Without a "locking" bit any key selections made from userspace would get 
flipped by incoming traffic. Indeed together with your suggestion of not 
allowing the current key to be deleted it would be possible for delete 
to fail repeatedly because the peer keeps sending us valid packets!

The expectation is that complex applications will use the "locking" 
functionality and handle the switch to recv_rnextkeyid themselves. 
Alternatively it's also possible for peers to only control rnextkeyid 
and perform key switch that way.

In your scenario the key will switch automatically as soon as the peer 
sends "B.send_id" in the rnextkeyid field.

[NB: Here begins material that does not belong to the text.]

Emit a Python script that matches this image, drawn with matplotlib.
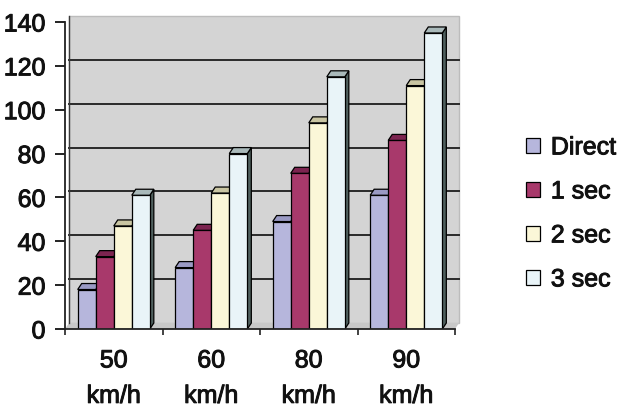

Please note that key selection is only fully implemented in PATCH 19, 
without it the behavior is indeed more random. That patch was separated 
for ease of review and because detailed behavior is worth a separate 
discussion.

Entirely different key selections mechanisms are possible, for example 
each key could have a "preference" score. The most detailed discussion 
of key rollover I found is from Cisco:

https://www.cisco.com/c/en/us/td/docs/ios-xml/ios/iproute_pi/configuration/xe-16-12/iri-xe-16-12-book/tcp-ao.html#concept_mtn_h4n_j3b

That document describes key rollover based on lifetime intervals for 
each key. I believe my patches provide sufficient control to implement 
the same but that it is a concern for userspace.

>> Applications which want to deliberately control the send key can do so
>> with TCP_AUTHOPT_FLAG_LOCK_KEYID. If that flag is not set then the key
>> with send_id == recv_rnextkeyid is preffered as suggested by the RFC, or
>> a random one on connect.
>>
>> I think your suggestion would force additional complexity on all
>> applications for no clear gain.
> 
> I disagree. From RFC (3.1):
> 
> "It is presumed that an MKT affecting a particular connection cannot be
> destroyed during an active connection -- or, equivalently, that its
> parameters are copied to an area local to the connection (i.e.,
> instantiated) and so changes would affect only new connections."
> 
> which means that the user shouldn't be able to remove a key in use.
> So, by default you should return an error if the key in use being deleted.

I believe this behavior belongs in application software.

> The only use-case to delete a key that is in use is if it has been
> compromised RFC(6.1):
> 
> "Deciding when to start using a key is a performance issue. Deciding
> when to remove an MKT is a security issue. Invalid MKTs are expected to
> be removed. TCP-AO provides no mechanism to coordinate their removal, as
> we consider this a key management operation."
> 
> I might misread the RFC, but it seems that shouldn't happen in an
> ordinary usage scenario (as long as the user don't --force removal of
> the compromised key in an exceptional case).
> 
> So, if you allow a user to set current_key/rnext_key atomically with
> removal - it seems to fit this --force use-case and let user more
> control over which key is in use.

Control is available: user can "lock" a different key before removing 
the current one.

The kernel just doesn't make this mandatory.

>> Key selection controls are only added much later in the series, this is
>> also part of the effort to split the code into readable patches. See
>> this patch:
>>
>> https://lore.kernel.org/netdev/2dc569c0d60c80c26aafcaa201ba5b5ec53ce6bd.1635784253.git.cdleonard@gmail.com/
> 
> A separate issue with that one (if I'm not misreading) seems to be that
> you're going to send segments with info->send_rnextkeyid if the deleted
> key was TCP_AUTHOPT_FLAG_LOCK_RNEXTKEYID one.
> And won't be able to verify the peer inbound segments/replies.

I'm not sure I understand this.

If TCP_AUTHOPT_FLAG_LOCK_RNEXTKEYID is set then the rnextkeyid byte in 
output packets is controlled by user directly, this behavior is kept 
deliberately simple.

Otherwise we send the recv_id of the current key, this attempts to 
ensure symmetry.

Userspace is expected to use the recv_id of a valid key with 
TCP_AUTHOPT_FLAG_LOCK_RNEXTKEYID, otherwise the connection will indeed 
break. The kernel could enforce that this value is valid but it does not 
attempt to prevent userspace bugs.

>> Removing a key while traffic is happening shouldn't cause failures in
>> recv or send code; this takes some effort but is also required to
>> prevent auth failures when a socket is closed and transitions to
>> timewait. I attempted to ensure this by only doing rcu_dereference for
>> tcp_authopt_info and tcp_authopt_key_info once per packet.